Into the stasis field—alchemical Salt—the magician begins to concentrate Mercury, the volatile, meandering aspect of mind, and Sulfur, discipline and concentration. His visualization ability now acts from a higher dimension, and it becomes nearly impossible to relay these deeper activities in words. But this kind of magical work has many symbols that attempt to explain it. The alchemists have sometimes represented the process as a crucified serpent, such as the serpent that Moses affixed to a cross in the desert. The cross represents the framework established by the preliminary work (Salt), the Serpent represents the volatile mind (Mercury), and the nails represent the fixation, the restraint and focus (Sulfur) applied to the volatile mind. The adept, in other words, is now capable of working with the quintessence. He can use visualization, breath, and ritual actions to contain his mind's volatile tendency (Mercury) within a localized area (Salt) and concentrate it to crystallize into manifestation (via the principle of Sulfur). The end product of this effort is the legendary philosopher's stone, none other than manifested spirit. His body begins to transform and take on the quality of invisible radiance.
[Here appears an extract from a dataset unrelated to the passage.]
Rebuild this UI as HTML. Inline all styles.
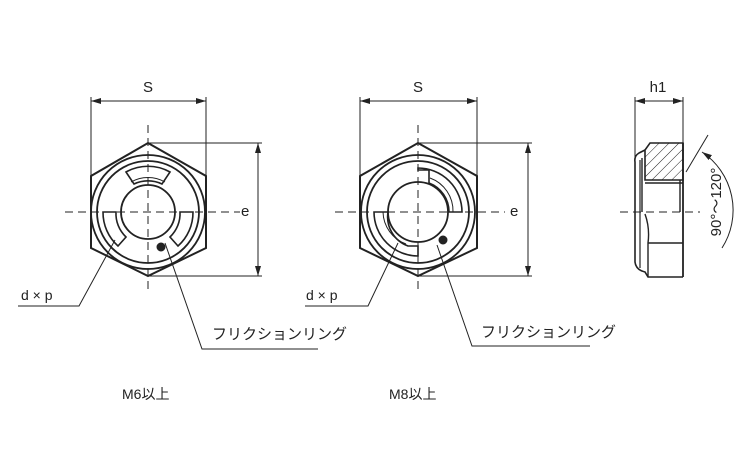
<!DOCTYPE html>
<html><head><meta charset="utf-8"><style>
html,body{margin:0;padding:0;background:#fff;}
svg{display:block;}
text{font-family:"Liberation Sans","Noto Sans CJK JP",sans-serif;fill:#222;}
</style></head><body>
<svg width="750" height="450" viewBox="0 0 750 450" xmlns="http://www.w3.org/2000/svg">
<defs>
<marker id="ar" markerWidth="10" markerHeight="6" refX="10" refY="3" orient="auto-start-reverse" markerUnits="userSpaceOnUse">
<path d="M0,0 L10,3 L0,6 Z" fill="#222"/></marker>
<pattern id="hatch" width="7" height="7" patternUnits="userSpaceOnUse" patternTransform="rotate(45)">
<line x1="0" y1="0" x2="0" y2="7" stroke="#222" stroke-width="1"/></pattern>
</defs>
<g stroke="#222" fill="none" stroke-width="1">
<line x1="91" y1="97" x2="91" y2="176"/><line x1="206" y1="97" x2="206" y2="176"/>
<line x1="91" y1="101" x2="206" y2="101" marker-start="url(#ar)" marker-end="url(#ar)"/>
<line x1="148" y1="143" x2="262" y2="143"/><line x1="148" y1="276" x2="262" y2="276"/>
<line x1="258" y1="143" x2="258" y2="276" marker-start="url(#ar)" marker-end="url(#ar)"/>
<polygon points="148,143 206,176 206,248 148,276 91,248 91,176" stroke-width="2"/>
<circle cx="148" cy="212" r="57" stroke-width="1.8"/>
<circle cx="148" cy="212" r="51" stroke-width="1.8"/>
<circle cx="148" cy="212" r="27" stroke-width="1.8"/>
<path d="M126,172 A45,45 0 0 1 170,172 L162,184 A32,32 0 0 0 134,184 Z" stroke-width="1.6"/>
<path d="M131,182 A34,34 0 0 1 165,182" stroke-width="1"/>
<path d="M103,212 L116,212 A32,32 0 0 0 126,237 L118,246 A45,45 0 0 1 103,212 Z" stroke-width="1.6"/>
<path d="M193,212 L180,212 A32,32 0 0 1 170,237 L178,246 A45,45 0 0 0 193,212 Z" stroke-width="1.6"/>
<circle cx="161" cy="247" r="4" fill="#222"/>
<line x1="65" y1="212" x2="240" y2="212" stroke-dasharray="8,5"/>
<line x1="148" y1="125" x2="148" y2="292" stroke-dasharray="8,5"/>
<polyline points="18,306 79,306 115,240"/>
<polyline points="165,243 202,349 318,349"/>
<line x1="360" y1="97" x2="360" y2="176"/><line x1="477" y1="97" x2="477" y2="176"/>
<line x1="360" y1="101" x2="477" y2="101" marker-start="url(#ar)" marker-end="url(#ar)"/>
<line x1="418" y1="143" x2="532" y2="143"/><line x1="418" y1="276" x2="532" y2="276"/>
<line x1="528" y1="143" x2="528" y2="276" marker-start="url(#ar)" marker-end="url(#ar)"/>
<polygon points="418,143 477,176 477,248 418,276 360,248 360,176" stroke-width="2"/>
<circle cx="418" cy="212" r="57" stroke-width="1.8"/>
<circle cx="418" cy="212" r="51" stroke-width="1.8"/>
<circle cx="418" cy="212" r="30" stroke-width="1.8"/>
<path d="M418,168 A44,44 0 0 1 462,212 L449,212 A31,31 0 0 0 429,183 L429,170 L418,170 Z" stroke-width="1.6"/>
<path d="M430,178 A35,35 0 0 1 453,212" stroke-width="1"/>
<path d="M374,212 A44,44 0 0 0 418,256 L418,246 L408,246 A31,31 0 0 1 388,212 Z" stroke-width="1.6"/>
<path d="M383,212 A35,35 0 0 0 406,244" stroke-width="1"/>
<circle cx="443" cy="240" r="4" fill="#222"/>
<line x1="335" y1="212" x2="505" y2="212" stroke-dasharray="8,5"/>
<line x1="418" y1="125" x2="418" y2="292" stroke-dasharray="8,5"/>
<polyline points="305,306 368,306 398,243"/>
<polyline points="437,245 472,346 590,346"/>
<line x1="635" y1="97" x2="635" y2="160"/><line x1="683" y1="97" x2="683" y2="143"/>
<line x1="635" y1="101" x2="683" y2="101" marker-start="url(#ar)" marker-end="url(#ar)"/>
<path d="M650,143 L683,143 L683,180 L645,180 L645,150 Z" fill="url(#hatch)" stroke-width="1.6"/>
<line x1="683" y1="143" x2="683" y2="277" stroke-width="1.8"/>
<line x1="645" y1="183" x2="683" y2="183" stroke-width="1.4"/>
<path d="M645,150 L639,153 Q634,156 635,162 L635,262 Q636,270 645,272 L648,277 L683,277" stroke-width="1.6"/>
<line x1="640" y1="160" x2="640" y2="268" stroke-width="1.2"/>
<line x1="642" y1="158" x2="642" y2="212" stroke-width="1.4"/>
<line x1="680" y1="180" x2="680" y2="212" stroke-width="1.4"/>
<path d="M645,214 Q650,228 648,243 L648,277" stroke-width="1.4"/>
<line x1="648" y1="243" x2="683" y2="243" stroke-width="1.4"/>
<line x1="620" y1="212" x2="700" y2="212" stroke-dasharray="8,5"/>
<line x1="686" y1="172" x2="708" y2="135"/>
<path d="M722,248 A70,70 0 0 0 702,152" marker-end="url(#ar)"/>
</g>
<g font-size="14">
<text x="148" y="92" text-anchor="middle" font-size="15">S</text>
<text x="418" y="92" text-anchor="middle" font-size="15">S</text>
<text x="658" y="92" text-anchor="middle" font-size="15">h1</text>
<text x="241" y="216" font-size="15">e</text>
<text x="510" y="216" font-size="15">e</text>
<text x="21" y="300">d × p</text>
<text x="306" y="300">d × p</text>
<text x="212" y="339" font-size="15">フリクションリング</text>
<text x="481" y="337" font-size="15">フリクションリング</text>
<text x="122" y="399">M6以上</text>
<text x="389" y="399">M8以上</text>
<text transform="translate(721,202) rotate(-90)" text-anchor="middle" font-size="15">90°～120°</text>
</g>
</svg>
</body></html>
Another image that represents this idea is that of the squared circle, common to Renaissance magicians. Renaissance humanists symbolized the unexpressed, divine self of an individual as a circle (Mercury). It's expression in matter, in the outer world, they visualized as a square (Salt). So, for the magician of antiquity, the squared circle—or circle with a square drawn around it—represented manifested spirit. Sulfur he represented as a point in the center of the circle. The point is the constant, balanced pressure (or meditation) that gradually pushes spiritual potential into matter, forcing it to crystallize and come forth.
To summarize then, the Work in the Golden Dawn's Outer Order is to dissolve the false personality and make it disappear. The Work in the Inner Order is to call forth the true "personality," to make it appear or express itself tangibly in the physical world. Though at first glance, the mysticism of the Golden Dawn seems to focus on dissolving the self into spirit, become more subtle and airy, it may come as a surprise to many that the further work of the inner order actually reverses this process such that the adept actively comes out into the world as a direct expression of his Higher Self. In the open air of awakening, his outer world of appearances is consumed by the Worlds within and by the very process of transformation itself. His very presence, without effort, begins to act as a catalyst for magical change wherever he goes.